その哲学体系は「西田哲学」と呼ばれ、主著『善の研究』は、
かつては学生の必読書だった。
★三木清(みききよし)
「万巻の書の中から、たった一冊を選ぶとしたら、『歎異抄』をとる」
《三木清(明治30~昭和20)》
西田哲学の流れをくむ京都学派の代表的な哲学者。
ドイツに留学し、ハイデガーにも師事した。
戦時中に投獄され、刑務所で論文『親鸞』を執筆中に獄死。
「ぼくは親鸞の信仰によって死ぬだろう」と語っていた。
★倉田百三(くらたひゃくぞう)
「歎異鈔よりも求心的な書物は恐らく世界にあるまい。
(中略)文章も日本文として実に名文だ。
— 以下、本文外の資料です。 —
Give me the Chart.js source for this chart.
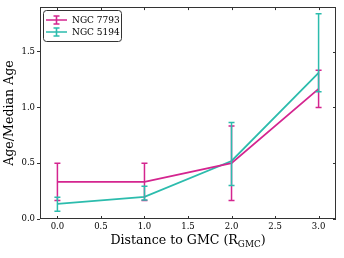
<!DOCTYPE html>
<html>
<head>
<meta charset="utf-8">
<script src="https://cdn.jsdelivr.net/npm/chart.js@4"></script>
<style>
  html, body { margin: 0; padding: 0; background: #fff; }
  #chart { display: block; }
</style>
</head>
<body>
<canvas id="chart" width="344" height="258"></canvas>
<script>
const distances = [0, 1, 2, 3];
const xTicks = [0, 0.5, 1, 1.5, 2, 2.5, 3];
const yTicks = [0, 0.5, 1, 1.5];

const seriesNames = ["NGC 7793", "NGC 5194"];
const seriesColors = ["#d4258f", "#2cbcad"];

const ngc7793 = [0.333, 0.333, 0.5, 1.167];
const ngc7793Lo = [0.167, 0.167, 0.167, 1.0];
const ngc7793Hi = [0.5, 0.5, 0.833, 1.333];

const ngc5194 = [0.135, 0.198, 0.52, 1.31];
const ngc5194Lo = [0.07, 0.17, 0.3, 1.14];
const ngc5194Hi = [0.195, 0.293, 0.865, 1.84];

const errLo = [ngc7793Lo, ngc5194Lo];
const errHi = [ngc7793Hi, ngc5194Hi];

const serif = "'DejaVu Serif', serif";
const frameColor = "#333";
const titleSize = 12.6;
const tickSize = 8.5;

// error bars, inward ticks, frame, legend box, x title with subscript
const extras = {
  id: "extras",
  afterDatasetsDraw(chart) {
    const { ctx, chartArea: a, scales } = chart;
    const xs = scales.x, ys = scales.y;
    ctx.save();

    chart.data.datasets.forEach((ds, i) => {
      ctx.strokeStyle = seriesColors[i];
      ctx.lineWidth = 1.5;
      distances.forEach((d, j) => {
        const px = xs.getPixelForValue(d);
        const top = ys.getPixelForValue(errHi[i][j]);
        const bot = ys.getPixelForValue(errLo[i][j]);
        ctx.beginPath();
        ctx.moveTo(px, top); ctx.lineTo(px, bot);
        ctx.moveTo(px - 3, top); ctx.lineTo(px + 3, top);
        ctx.moveTo(px - 3, bot); ctx.lineTo(px + 3, bot);
        ctx.stroke();
      });
    });

    // frame
    ctx.strokeStyle = frameColor;
    ctx.lineWidth = 1;
    ctx.strokeRect(Math.round(a.left) + 0.5, Math.round(a.top) + 0.5,
      Math.round(a.right - a.left) - 1, Math.round(a.bottom - a.top) - 1);

    ctx.beginPath();
    xTicks.forEach(v => {
      const px = Math.round(xs.getPixelForValue(v)) + 0.5;
      ctx.moveTo(px, a.bottom); ctx.lineTo(px, a.bottom - 3);
      ctx.moveTo(px, a.top); ctx.lineTo(px, a.top + 3);
    });
    yTicks.forEach(v => {
      const py = Math.round(ys.getPixelForValue(v)) + 0.5;
      ctx.moveTo(a.right, py); ctx.lineTo(a.right - 3, py);
    });
    ctx.stroke();

    // legend
    const lx = 43.5, ly = 10.5, lw = 78, lh = 31;
    ctx.beginPath();
    ctx.roundRect(lx, ly, lw, lh, 3);
    ctx.fillStyle = "#fff";
    ctx.fill();
    ctx.strokeStyle = frameColor;
    ctx.stroke();
    seriesNames.forEach((name, i) => {
      const y = 20 + i * 12;
      ctx.strokeStyle = seriesColors[i];
      ctx.lineWidth = 1.6;
      ctx.beginPath();
      ctx.moveTo(46, y); ctx.lineTo(67, y);
      ctx.moveTo(56.5, y - 4); ctx.lineTo(56.5, y + 4);
      ctx.moveTo(53.5, y - 4); ctx.lineTo(59.5, y - 4);
      ctx.moveTo(53.5, y + 4); ctx.lineTo(59.5, y + 4);
      ctx.stroke();
      ctx.fillStyle = "#000";
      ctx.font = "9px " + serif;
      ctx.textBaseline = "middle";
      ctx.textAlign = "left";
      ctx.fillText(name, 72, y + 0.5);
    });

    // x axis title
    const main = "Distance to GMC (R";
    const sub = "GMC";
    const end = ")";
    const subSize = titleSize * 0.7;
    ctx.fillStyle = "#000";
    ctx.textBaseline = "alphabetic";
    ctx.font = titleSize + "px " + serif;
    const w1 = ctx.measureText(main).width;
    const w3 = ctx.measureText(end).width;
    ctx.font = subSize + "px " + serif;
    const w2 = ctx.measureText(sub).width;
    const cx = (a.left + a.right) / 2;
    const x0 = cx - (w1 + w2 + w3) / 2;
    const base = 244;
    ctx.font = titleSize + "px " + serif;
    ctx.fillText(main, x0, base);
    ctx.font = subSize + "px " + serif;
    ctx.fillText(sub, x0 + w1, base + 3);
    ctx.font = titleSize + "px " + serif;
    ctx.fillText(end, x0 + w1 + w2, base);

    ctx.restore();
  }
};

new Chart(document.getElementById("chart"), {
  type: "line",
  data: {
    datasets: [
      {
        label: seriesNames[0],
        data: distances.map((d, j) => ({ x: d, y: ngc7793[j] })),
        borderColor: seriesColors[0],
        borderWidth: 1.8,
        pointRadius: 0,
        tension: 0
      },
      {
        label: seriesNames[1],
        data: distances.map((d, j) => ({ x: d, y: ngc5194[j] })),
        borderColor: seriesColors[1],
        borderWidth: 1.8,
        pointRadius: 0,
        tension: 0
      }
    ]
  },
  options: {
    responsive: false,
    animation: false,
    layout: { padding: { top: 7, right: 8, left: 0, bottom: 0 } },
    plugins: {
      legend: { display: false },
      tooltip: { enabled: false }
    },
    scales: {
      x: {
        type: "linear",
        min: -0.2,
        max: 3.2,
        afterBuildTicks: s => { s.ticks = xTicks.map(v => ({ value: v })); },
        afterFit: s => { s.height = 39; },
        grid: { display: false, drawTicks: false, tickLength: 0 },
        border: { display: false },
        ticks: {
          padding: 3,
          color: "#000",
          font: { family: serif, size: tickSize },
          maxRotation: 0,
          callback: v => v.toFixed(1)
        }
      },
      y: {
        min: 0,
        max: 1.9,
        afterBuildTicks: s => { s.ticks = yTicks.map(v => ({ value: v })); },
        afterFit: s => { s.width = 40; },
        grid: { drawOnChartArea: false, tickLength: 3, color: frameColor },
        border: { display: false },
        title: {
          display: true,
          text: "Age/Median Age",
          color: "#000",
          font: { family: serif, size: titleSize },
          padding: { top: 2, bottom: 0 }
        },
        ticks: {
          padding: 2,
          color: "#000",
          font: { family: serif, size: tickSize },
          callback: v => v.toFixed(1)
        }
      }
    }
  },
  plugins: [extras]
});
</script>
</body>
</html>
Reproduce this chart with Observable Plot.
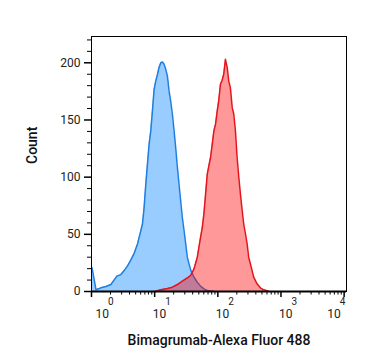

国宝と云っていい」
《倉田百三(明治24~昭和18)》
『歎異抄』から深い感動を受けて著した戯曲『出家とその弟子』は
大ベストセラーになり各国で翻訳。
フランスの文豪ロマン・ロランが激賞したことでも有名。
★ハイデガー
「今日、英訳を通じてはじめて東洋の聖者親鸞の歎異抄を読んだ。
弥陀の五劫思惟の願を案ずるにひとえに親鸞一人がためなりけりとは、
何んと透徹した態度だろう。
もし10年前にこんな素晴らしい聖者が東洋にあったことを知ったら、
自分はギリシャ・ラテン語の勉強もしなかった。
日本語を学び聖者の話しを聞いて、世界中に拡めることを
生きがいにしたであろう」
《マルティン・ハイデガー(1889~1976)》
20世紀最大の哲学者といわれる。
晩年の日記に、『歎異抄』について上記のように記したといわれる。
『歎異抄』は、多くの人々の心をつかんで離しません。
『歎異抄』の真意は、親鸞聖人の書かれた
『教行信証』(きょうぎょうしんしょう)によって明らかになります。